The tension amongst Danish police and organisers was to be put to another test as security tightened ahead of the arrival Friday of US President Barack Obama and heads of state and government from China, France, Germany and Russia to take part in the talks.
More than 45,000 people, amongst which 22,000 participants from non-governmental organisations (NGOs), registered to enter the conference center, which has a capacity of 15,000, UN official Axel Wuestenhagen said during a press briefing.
On Monday, organisers announced drastic measures to remedy the conference center's busted capacity, most of which were to affect NGOs.
Their number of accreditations was to be drastically cut down to 7,000 for Tuesday and Wednesday, and to 1,000 for Thursday.
And when the high-level talks will take place on Friday, NGOs will have to scramble to reduce their numbers to a meager 90 people, a shock to many organisations puzzled by the new quotas.
"They're taking in leaders and putting the people out," Canadian Ricken Patel, executive director of Avaaz, told AFP.
"We can see from these negotiations that we don't fix climate unless our leaders feel the pressure ... I'm worried that they're taking the pressure off exactly at the time when we need it," he said, explaining his NGO was going to have to cut its 200 participants to 39 as of Tuesday.
Jeremy Osbourn, responsible of logistics at NGO 350.org, told AFP he had to ask 300 of his organisation's 350 participants to leave the conference.
"It's incredibly frustrating. They're squeezing us out of here, that's hard. But in a way the bureaucracy of it all starts to focus us back on the movement that is outside these walls," he said.
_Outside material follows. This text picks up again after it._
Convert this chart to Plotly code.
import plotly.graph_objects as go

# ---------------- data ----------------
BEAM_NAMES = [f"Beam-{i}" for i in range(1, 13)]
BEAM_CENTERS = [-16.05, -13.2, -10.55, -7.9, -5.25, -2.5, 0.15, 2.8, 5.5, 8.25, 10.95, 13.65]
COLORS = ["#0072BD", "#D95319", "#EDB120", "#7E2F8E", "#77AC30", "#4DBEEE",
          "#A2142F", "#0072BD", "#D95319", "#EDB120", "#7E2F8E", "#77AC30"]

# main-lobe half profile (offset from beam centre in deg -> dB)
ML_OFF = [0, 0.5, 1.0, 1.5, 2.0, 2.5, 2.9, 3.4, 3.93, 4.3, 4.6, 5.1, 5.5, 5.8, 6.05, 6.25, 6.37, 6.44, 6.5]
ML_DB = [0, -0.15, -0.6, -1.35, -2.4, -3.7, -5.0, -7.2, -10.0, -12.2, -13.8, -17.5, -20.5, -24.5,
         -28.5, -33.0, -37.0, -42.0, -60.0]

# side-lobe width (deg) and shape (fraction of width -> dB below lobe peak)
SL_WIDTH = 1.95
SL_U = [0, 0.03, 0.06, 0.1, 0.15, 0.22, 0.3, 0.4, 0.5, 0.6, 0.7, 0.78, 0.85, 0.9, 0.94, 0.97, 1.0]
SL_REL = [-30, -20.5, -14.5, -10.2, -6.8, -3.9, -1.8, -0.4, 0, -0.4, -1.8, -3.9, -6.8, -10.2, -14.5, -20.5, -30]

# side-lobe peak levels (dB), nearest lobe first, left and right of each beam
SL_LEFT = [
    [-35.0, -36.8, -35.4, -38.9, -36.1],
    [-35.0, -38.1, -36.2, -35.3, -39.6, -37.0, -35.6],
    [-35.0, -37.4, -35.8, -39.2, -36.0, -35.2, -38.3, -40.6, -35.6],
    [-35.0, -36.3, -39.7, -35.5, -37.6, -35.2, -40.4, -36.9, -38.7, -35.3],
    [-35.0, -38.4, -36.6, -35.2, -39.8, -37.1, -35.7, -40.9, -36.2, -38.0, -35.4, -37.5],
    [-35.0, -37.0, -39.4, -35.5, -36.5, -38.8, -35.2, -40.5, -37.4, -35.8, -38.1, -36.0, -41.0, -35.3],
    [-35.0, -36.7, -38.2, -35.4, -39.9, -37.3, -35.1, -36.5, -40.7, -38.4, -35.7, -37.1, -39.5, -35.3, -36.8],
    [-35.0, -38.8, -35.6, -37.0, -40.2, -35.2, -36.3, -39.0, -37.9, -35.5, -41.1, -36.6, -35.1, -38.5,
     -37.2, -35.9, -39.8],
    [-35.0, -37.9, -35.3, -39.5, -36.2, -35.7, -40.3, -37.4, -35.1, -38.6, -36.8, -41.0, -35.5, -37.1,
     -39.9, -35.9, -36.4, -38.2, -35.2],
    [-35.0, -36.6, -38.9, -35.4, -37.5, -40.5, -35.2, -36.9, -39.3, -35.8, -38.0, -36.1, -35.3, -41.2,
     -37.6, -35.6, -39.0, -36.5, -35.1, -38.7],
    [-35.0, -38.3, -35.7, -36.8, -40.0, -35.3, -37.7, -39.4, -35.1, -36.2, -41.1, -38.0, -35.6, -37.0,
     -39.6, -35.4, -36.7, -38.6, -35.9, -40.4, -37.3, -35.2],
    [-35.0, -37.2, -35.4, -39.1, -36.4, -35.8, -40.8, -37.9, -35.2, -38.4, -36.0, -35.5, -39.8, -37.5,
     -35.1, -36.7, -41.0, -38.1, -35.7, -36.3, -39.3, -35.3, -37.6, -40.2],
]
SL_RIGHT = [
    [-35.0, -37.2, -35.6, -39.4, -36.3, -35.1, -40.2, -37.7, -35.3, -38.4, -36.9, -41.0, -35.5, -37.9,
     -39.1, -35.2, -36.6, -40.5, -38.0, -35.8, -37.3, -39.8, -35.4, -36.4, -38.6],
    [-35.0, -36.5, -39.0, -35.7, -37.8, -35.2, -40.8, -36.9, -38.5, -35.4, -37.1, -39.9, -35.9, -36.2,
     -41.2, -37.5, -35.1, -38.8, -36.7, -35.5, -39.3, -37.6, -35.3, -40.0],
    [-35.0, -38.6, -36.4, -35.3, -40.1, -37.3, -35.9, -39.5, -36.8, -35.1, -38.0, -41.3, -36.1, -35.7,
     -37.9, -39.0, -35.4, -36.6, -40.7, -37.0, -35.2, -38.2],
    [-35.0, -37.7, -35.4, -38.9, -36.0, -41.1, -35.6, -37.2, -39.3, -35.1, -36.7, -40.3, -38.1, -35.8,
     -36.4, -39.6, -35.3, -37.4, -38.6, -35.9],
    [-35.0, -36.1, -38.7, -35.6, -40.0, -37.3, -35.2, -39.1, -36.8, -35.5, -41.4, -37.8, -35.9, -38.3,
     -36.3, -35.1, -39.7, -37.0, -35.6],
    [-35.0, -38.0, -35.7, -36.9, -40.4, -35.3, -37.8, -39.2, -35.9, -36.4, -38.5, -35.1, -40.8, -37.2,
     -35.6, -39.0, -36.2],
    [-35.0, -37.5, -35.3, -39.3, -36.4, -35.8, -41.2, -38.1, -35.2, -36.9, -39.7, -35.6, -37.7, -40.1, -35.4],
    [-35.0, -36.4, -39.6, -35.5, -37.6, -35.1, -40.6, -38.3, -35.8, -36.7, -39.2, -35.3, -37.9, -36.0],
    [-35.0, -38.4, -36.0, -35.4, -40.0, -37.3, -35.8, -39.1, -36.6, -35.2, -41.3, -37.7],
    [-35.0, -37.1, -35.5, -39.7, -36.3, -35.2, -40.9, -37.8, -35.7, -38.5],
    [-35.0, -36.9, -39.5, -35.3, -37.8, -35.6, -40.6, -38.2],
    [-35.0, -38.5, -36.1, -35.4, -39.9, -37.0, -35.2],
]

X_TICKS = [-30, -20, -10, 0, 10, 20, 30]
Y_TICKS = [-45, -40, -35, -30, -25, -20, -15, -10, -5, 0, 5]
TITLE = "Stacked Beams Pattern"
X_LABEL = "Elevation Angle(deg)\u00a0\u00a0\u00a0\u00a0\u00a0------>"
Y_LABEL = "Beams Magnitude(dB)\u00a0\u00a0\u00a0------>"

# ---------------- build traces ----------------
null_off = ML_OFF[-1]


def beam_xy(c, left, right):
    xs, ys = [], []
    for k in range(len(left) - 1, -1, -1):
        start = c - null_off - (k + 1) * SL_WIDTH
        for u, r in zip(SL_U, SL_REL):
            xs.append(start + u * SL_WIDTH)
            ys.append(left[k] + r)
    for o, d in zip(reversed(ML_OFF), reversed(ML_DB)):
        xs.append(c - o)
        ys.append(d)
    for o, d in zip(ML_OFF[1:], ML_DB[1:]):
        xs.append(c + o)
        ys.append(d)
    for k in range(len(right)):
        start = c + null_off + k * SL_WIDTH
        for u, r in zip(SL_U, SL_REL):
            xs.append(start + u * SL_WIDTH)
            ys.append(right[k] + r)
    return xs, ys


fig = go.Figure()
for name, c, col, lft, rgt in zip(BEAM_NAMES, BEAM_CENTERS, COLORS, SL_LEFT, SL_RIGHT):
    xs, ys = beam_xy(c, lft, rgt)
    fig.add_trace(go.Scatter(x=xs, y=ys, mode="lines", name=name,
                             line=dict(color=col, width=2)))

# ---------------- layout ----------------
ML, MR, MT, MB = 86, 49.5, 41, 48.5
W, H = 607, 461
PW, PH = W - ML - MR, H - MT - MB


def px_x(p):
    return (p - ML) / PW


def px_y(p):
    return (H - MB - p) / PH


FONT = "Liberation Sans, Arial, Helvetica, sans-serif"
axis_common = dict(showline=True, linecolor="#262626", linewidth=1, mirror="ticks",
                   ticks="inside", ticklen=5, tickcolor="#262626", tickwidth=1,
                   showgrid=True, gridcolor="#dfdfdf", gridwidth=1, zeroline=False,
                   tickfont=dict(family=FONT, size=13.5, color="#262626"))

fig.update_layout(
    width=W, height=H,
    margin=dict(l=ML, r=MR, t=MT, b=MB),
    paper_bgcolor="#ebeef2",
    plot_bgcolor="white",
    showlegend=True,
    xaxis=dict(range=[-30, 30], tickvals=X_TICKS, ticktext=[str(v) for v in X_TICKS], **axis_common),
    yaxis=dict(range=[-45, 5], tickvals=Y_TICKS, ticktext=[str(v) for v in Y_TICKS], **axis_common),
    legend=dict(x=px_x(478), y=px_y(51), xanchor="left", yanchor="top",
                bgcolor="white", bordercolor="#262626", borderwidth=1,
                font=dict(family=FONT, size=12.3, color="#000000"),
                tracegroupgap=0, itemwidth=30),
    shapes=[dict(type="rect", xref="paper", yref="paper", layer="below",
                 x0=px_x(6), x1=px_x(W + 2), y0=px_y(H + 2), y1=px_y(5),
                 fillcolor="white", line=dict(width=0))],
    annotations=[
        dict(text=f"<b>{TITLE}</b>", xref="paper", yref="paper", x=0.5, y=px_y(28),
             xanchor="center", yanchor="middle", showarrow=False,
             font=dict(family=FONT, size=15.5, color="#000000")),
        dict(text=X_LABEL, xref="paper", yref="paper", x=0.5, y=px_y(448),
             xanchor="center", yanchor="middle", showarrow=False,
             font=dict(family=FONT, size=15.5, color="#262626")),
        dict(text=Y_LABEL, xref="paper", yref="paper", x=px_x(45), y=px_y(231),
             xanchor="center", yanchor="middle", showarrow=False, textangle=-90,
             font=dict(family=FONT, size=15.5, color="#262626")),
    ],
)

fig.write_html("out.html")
"While we understand considerations of safety and security in the UN Convention Centre... Oxfam is concerned that the dramatic nose dive in the number of passes for observers will decrease the openness and accountability of these talks," Oxfam's executive director Jeremy Hobbs told AFP.
Many NGO representatives told AFP they would plan more actions outside the all but locked-down conference centre in the wake of the reduced number of accreditations.
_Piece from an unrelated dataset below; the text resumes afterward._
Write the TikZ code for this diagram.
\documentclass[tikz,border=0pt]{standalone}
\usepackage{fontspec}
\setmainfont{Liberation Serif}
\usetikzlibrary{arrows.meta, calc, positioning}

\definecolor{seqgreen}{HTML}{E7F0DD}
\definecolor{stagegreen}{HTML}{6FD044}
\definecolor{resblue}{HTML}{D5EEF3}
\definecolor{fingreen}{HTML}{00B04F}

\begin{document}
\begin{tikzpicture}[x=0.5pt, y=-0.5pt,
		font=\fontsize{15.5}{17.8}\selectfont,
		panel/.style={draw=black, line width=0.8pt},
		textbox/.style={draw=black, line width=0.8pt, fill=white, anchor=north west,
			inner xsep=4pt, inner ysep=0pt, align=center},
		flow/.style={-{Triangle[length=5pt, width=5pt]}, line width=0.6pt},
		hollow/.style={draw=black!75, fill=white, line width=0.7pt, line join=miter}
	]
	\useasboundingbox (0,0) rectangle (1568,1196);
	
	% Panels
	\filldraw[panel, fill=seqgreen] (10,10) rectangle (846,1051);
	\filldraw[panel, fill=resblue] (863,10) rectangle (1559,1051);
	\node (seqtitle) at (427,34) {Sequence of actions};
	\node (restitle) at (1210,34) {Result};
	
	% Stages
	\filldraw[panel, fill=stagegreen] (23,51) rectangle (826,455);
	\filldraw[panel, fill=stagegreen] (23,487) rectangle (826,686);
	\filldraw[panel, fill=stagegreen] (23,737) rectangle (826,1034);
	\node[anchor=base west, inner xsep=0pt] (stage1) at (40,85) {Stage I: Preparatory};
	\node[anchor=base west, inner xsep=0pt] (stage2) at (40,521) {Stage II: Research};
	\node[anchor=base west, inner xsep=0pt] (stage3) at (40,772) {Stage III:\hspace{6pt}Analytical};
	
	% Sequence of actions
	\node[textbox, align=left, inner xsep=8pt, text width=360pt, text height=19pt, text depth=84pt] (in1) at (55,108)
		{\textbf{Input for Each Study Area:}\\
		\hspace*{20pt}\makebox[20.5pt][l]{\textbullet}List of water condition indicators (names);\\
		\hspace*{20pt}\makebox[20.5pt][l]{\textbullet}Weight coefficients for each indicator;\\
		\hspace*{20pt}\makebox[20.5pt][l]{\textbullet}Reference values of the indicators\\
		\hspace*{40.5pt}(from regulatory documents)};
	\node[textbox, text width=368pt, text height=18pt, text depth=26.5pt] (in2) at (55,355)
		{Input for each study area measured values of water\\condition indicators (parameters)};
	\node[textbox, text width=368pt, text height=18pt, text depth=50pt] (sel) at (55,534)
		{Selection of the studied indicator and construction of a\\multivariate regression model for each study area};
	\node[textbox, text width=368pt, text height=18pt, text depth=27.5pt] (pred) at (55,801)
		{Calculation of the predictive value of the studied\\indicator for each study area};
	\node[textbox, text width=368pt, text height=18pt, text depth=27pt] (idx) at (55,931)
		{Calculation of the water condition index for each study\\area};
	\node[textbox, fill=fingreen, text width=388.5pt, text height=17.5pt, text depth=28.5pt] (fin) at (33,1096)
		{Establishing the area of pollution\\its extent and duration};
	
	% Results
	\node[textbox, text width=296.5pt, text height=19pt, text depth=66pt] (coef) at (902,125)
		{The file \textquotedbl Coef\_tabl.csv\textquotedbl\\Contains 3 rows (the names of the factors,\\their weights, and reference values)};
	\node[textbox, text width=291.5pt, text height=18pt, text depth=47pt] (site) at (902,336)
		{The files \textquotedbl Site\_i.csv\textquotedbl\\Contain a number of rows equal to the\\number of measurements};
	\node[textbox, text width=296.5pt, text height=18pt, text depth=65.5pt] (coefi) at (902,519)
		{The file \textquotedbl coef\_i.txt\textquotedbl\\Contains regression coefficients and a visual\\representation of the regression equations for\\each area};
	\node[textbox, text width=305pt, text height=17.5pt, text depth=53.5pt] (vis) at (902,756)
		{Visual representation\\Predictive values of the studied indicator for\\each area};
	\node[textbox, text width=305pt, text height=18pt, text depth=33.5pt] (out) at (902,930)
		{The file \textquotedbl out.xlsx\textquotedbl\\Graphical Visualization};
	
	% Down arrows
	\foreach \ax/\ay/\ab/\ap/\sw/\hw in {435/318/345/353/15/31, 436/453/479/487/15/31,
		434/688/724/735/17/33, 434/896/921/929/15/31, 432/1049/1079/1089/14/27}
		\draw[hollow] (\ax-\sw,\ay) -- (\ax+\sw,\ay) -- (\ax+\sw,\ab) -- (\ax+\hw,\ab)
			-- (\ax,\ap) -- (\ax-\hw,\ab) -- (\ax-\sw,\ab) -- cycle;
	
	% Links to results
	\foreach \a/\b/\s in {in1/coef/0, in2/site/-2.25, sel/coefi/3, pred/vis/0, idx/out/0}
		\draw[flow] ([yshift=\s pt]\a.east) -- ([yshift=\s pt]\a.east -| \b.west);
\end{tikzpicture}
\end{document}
The influx of delegates, lobbyists, reporters and activists already caused headaches to authorities in Copenhagen, and the Danish police mobilised more than half of its troops for the conference.
Streets in the normally calm capital were shut down amidst almost daily protests, and hotels were full to the point that many delegates had to commute from neighbouring Sweden or stay more than a hundred kilometers (60 miles) from Copenhagen.
Many activists were staying in gyms, at people's houses or in warehouses rented by NGOs. A cruise ship built for 1,400 passengers was rented in the Copenhagen harbour by a Norwegian group, with hundreds of activists on board.